--- OBJECTIVE ---
Do not repeat pictures. Repeat exactly the lines of the listing below from its first line through the line with "df['F1_top'] = df['F2'] + df['F1']".

◇ ◇ ◇

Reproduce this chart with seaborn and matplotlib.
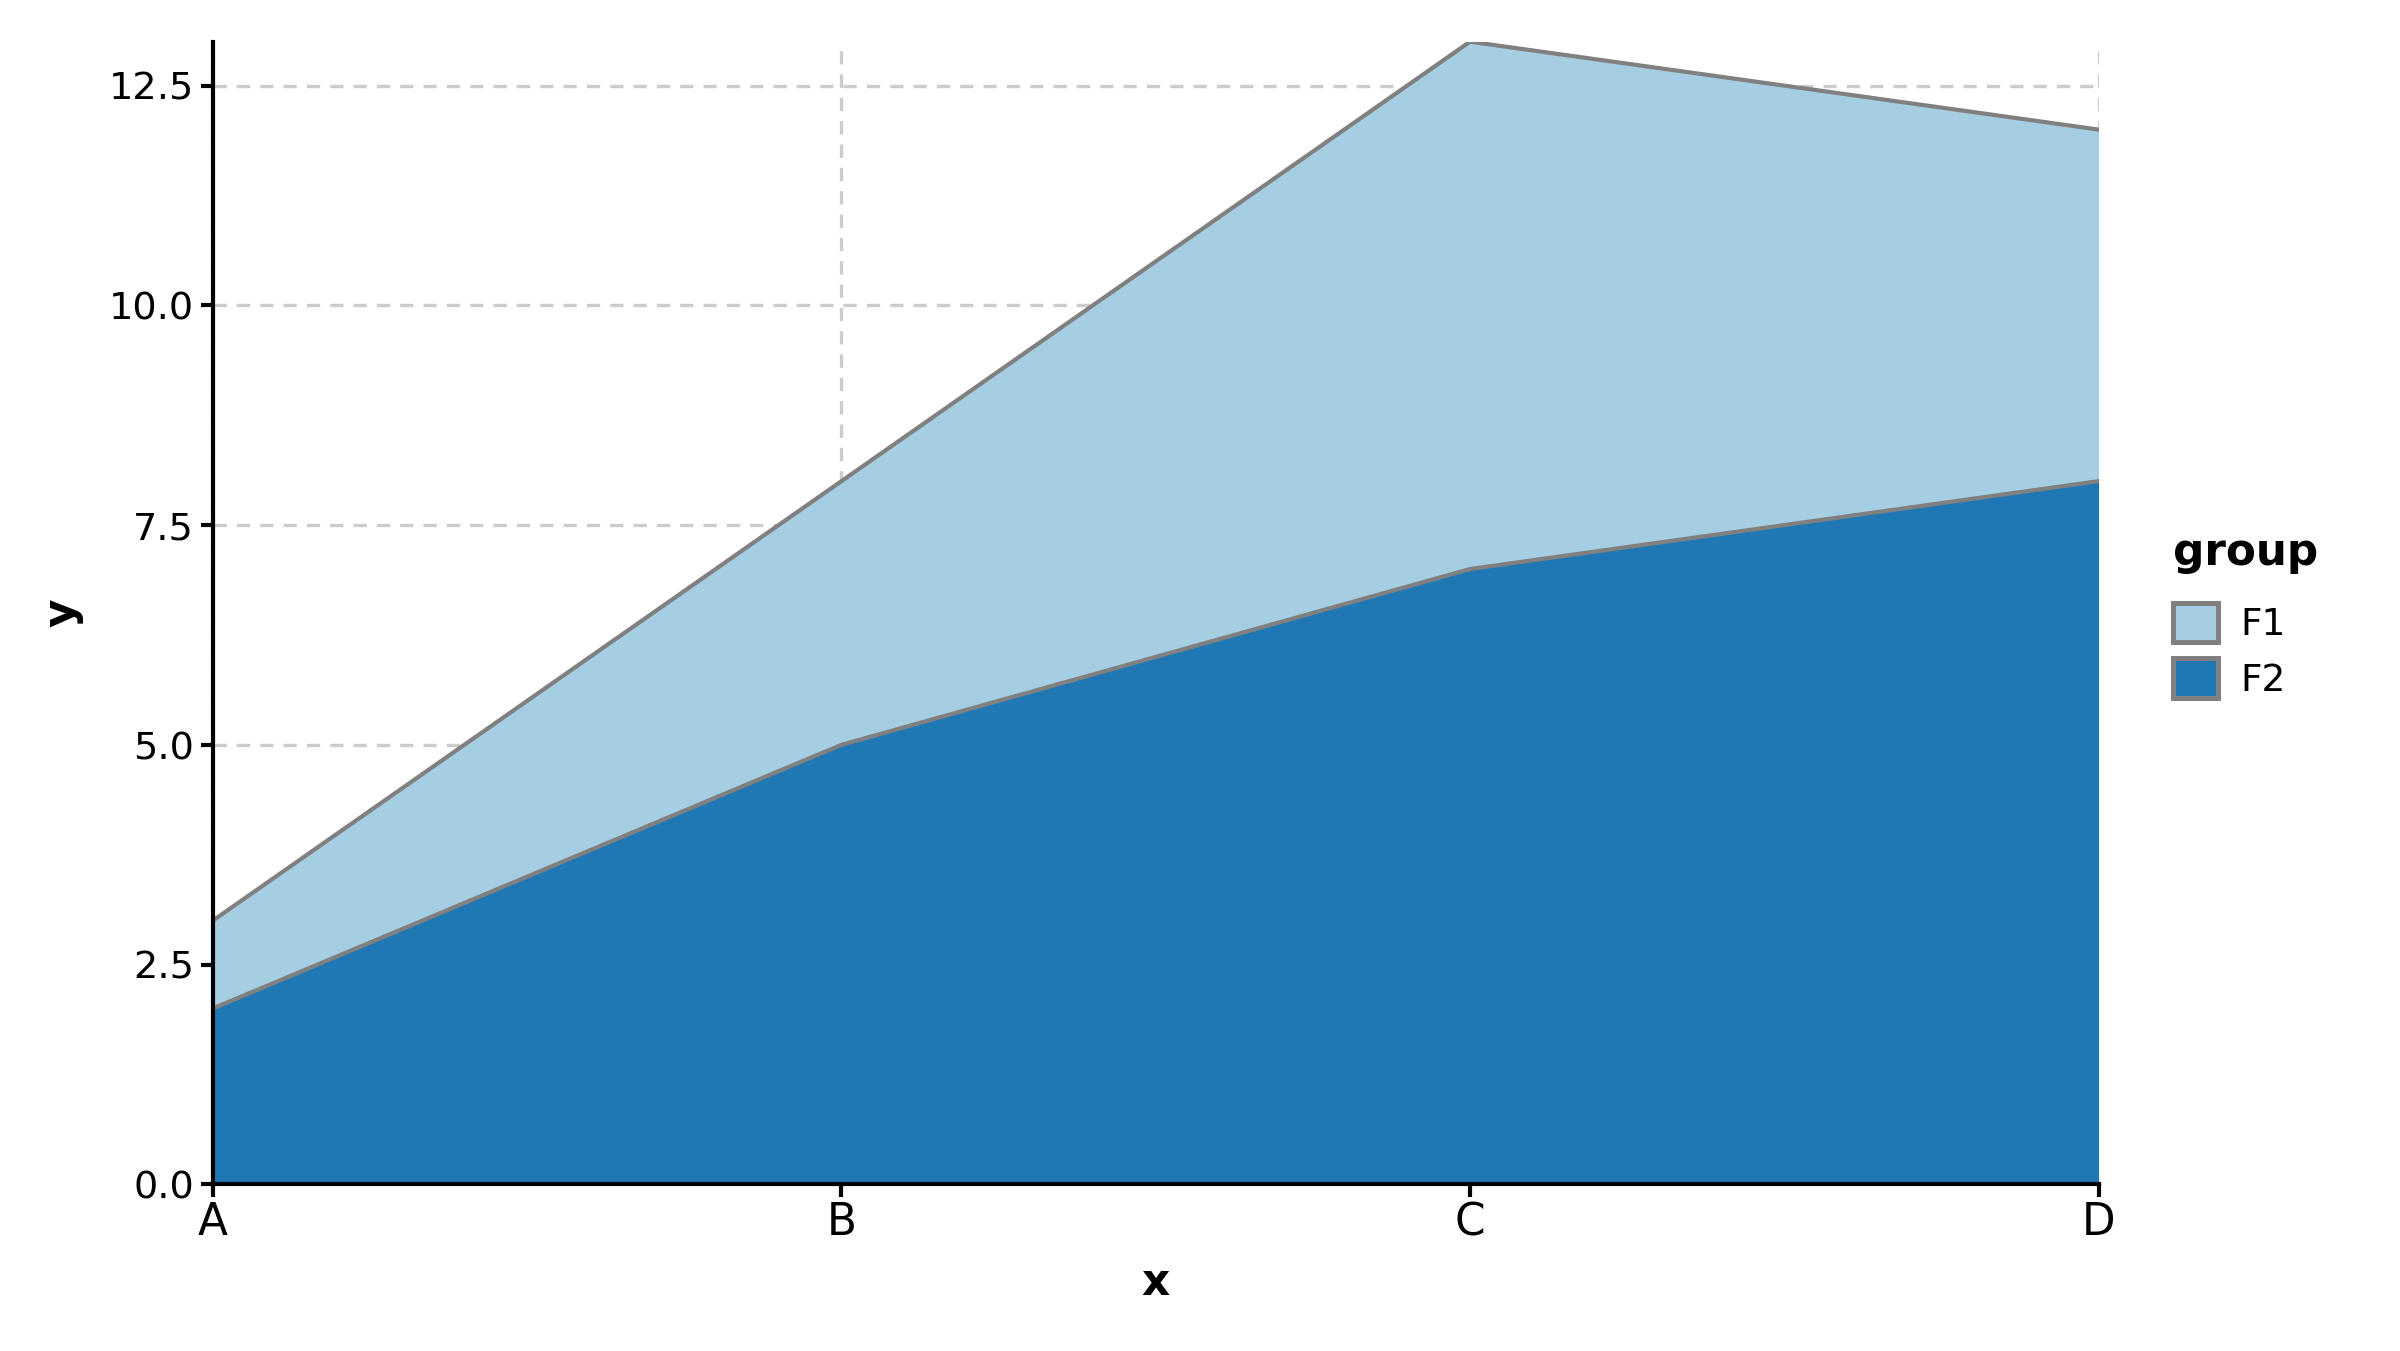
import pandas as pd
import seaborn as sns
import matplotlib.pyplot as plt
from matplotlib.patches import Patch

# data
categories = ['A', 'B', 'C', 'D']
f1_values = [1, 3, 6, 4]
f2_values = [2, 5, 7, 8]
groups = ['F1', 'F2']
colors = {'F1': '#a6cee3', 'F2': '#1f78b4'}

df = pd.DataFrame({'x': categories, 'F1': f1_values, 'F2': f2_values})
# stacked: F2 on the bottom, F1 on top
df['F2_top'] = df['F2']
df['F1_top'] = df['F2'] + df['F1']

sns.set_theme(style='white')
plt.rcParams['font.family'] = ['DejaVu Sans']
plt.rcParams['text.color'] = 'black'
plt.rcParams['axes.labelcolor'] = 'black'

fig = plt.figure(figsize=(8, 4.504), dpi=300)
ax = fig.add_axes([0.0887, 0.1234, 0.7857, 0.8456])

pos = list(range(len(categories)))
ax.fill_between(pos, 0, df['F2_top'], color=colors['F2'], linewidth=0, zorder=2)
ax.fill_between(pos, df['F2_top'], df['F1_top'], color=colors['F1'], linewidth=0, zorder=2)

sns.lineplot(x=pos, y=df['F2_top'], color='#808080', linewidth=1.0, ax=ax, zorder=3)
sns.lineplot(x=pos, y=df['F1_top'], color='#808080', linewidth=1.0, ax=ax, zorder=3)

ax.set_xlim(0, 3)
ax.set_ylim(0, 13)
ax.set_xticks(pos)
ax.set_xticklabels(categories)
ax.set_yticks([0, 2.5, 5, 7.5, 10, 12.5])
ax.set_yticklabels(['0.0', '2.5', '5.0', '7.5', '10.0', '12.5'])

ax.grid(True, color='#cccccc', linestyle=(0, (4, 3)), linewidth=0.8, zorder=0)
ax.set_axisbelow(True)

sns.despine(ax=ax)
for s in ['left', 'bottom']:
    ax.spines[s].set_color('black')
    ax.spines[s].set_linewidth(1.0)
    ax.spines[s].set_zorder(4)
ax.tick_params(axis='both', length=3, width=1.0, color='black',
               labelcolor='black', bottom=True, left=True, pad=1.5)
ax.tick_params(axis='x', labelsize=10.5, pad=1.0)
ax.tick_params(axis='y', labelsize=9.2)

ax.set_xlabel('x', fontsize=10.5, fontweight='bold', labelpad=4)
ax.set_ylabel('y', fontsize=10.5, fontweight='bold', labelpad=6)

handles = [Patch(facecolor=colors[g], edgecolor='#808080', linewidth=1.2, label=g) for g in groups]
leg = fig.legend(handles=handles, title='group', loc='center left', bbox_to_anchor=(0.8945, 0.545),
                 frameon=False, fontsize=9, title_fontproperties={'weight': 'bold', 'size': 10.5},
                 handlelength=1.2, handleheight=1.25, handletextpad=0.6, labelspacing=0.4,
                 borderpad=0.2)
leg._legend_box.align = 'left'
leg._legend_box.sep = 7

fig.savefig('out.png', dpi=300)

◇ ◇ ◇

--- EXERCISE SOLUTION ---
Reproduce this chart with seaborn and matplotlib.
import pandas as pd
import seaborn as sns
import matplotlib.pyplot as plt
from matplotlib.patches import Patch

# data
categories = ['A', 'B', 'C', 'D']
f1_values = [1, 3, 6, 4]
f2_values = [2, 5, 7, 8]
groups = ['F1', 'F2']
colors = {'F1': '#a6cee3', 'F2': '#1f78b4'}

df = pd.DataFrame({'x': categories, 'F1': f1_values, 'F2': f2_values})
# stacked: F2 on the bottom, F1 on top
df['F2_top'] = df['F2']
df['F1_top'] = df['F2'] + df['F1']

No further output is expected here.